The task: Set down word for word the lines running from the line with "What Plotly code" to the line with "series_gray = [47, 24, 17, 8, 3, 1]", ends included. Skip every picture.

Exercise data:

## BEGIN

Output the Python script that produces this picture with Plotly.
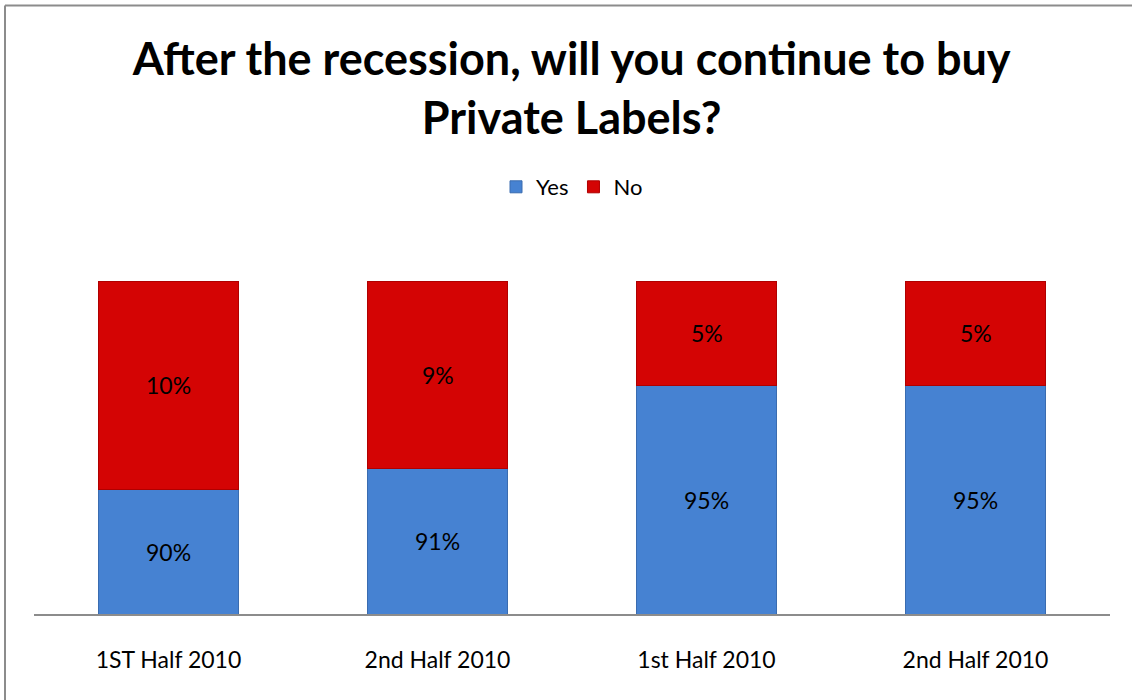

## END
## BEGIN

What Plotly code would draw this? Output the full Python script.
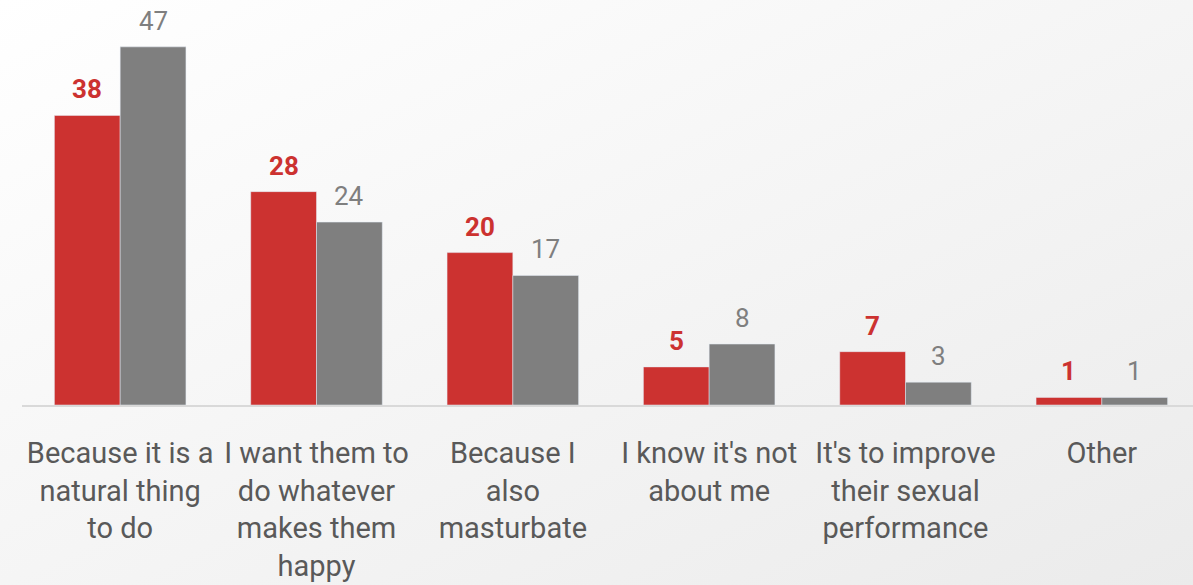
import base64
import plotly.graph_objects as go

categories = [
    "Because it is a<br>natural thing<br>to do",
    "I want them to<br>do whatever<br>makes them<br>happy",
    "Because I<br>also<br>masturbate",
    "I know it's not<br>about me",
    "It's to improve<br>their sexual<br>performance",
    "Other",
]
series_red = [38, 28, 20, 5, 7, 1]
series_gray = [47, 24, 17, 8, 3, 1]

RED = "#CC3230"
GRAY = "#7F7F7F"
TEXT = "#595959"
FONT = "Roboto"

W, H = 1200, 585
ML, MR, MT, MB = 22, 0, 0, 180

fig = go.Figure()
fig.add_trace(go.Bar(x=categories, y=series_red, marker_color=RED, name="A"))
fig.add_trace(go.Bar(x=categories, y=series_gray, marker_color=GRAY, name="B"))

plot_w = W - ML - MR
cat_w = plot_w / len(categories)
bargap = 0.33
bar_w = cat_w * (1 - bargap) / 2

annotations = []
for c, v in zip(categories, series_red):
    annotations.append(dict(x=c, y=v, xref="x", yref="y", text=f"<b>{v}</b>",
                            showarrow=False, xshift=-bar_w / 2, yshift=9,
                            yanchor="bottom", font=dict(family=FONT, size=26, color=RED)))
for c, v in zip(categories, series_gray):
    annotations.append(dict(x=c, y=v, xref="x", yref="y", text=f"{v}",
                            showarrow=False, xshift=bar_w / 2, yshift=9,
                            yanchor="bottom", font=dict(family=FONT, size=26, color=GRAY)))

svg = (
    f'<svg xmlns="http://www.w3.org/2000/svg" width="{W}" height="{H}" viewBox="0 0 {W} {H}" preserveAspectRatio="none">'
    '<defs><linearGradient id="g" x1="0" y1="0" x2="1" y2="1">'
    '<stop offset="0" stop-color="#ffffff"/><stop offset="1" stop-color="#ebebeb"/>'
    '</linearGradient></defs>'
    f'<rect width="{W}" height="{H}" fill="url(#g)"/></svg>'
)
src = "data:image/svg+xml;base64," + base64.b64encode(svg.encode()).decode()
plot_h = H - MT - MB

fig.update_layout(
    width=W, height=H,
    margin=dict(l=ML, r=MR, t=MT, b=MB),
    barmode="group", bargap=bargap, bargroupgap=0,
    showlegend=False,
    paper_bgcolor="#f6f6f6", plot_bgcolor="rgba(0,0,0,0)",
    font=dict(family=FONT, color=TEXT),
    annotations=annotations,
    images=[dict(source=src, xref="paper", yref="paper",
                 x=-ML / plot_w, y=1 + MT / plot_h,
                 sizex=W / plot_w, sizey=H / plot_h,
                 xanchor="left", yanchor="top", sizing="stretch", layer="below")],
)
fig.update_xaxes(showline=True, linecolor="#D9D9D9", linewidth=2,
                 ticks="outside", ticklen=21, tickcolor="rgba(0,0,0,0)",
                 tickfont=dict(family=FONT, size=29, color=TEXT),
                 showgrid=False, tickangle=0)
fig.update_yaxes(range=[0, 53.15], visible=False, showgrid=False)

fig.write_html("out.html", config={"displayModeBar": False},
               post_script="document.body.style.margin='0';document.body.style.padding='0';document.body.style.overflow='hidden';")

## END

Final result:
What Plotly code would draw this? Output the full Python script.
import base64
import plotly.graph_objects as go

categories = [
    "Because it is a<br>natural thing<br>to do",
    "I want them to<br>do whatever<br>makes them<br>happy",
    "Because I<br>also<br>masturbate",
    "I know it's not<br>about me",
    "It's to improve<br>their sexual<br>performance",
    "Other",
]
series_red = [38, 28, 20, 5, 7, 1]
series_gray = [47, 24, 17, 8, 3, 1]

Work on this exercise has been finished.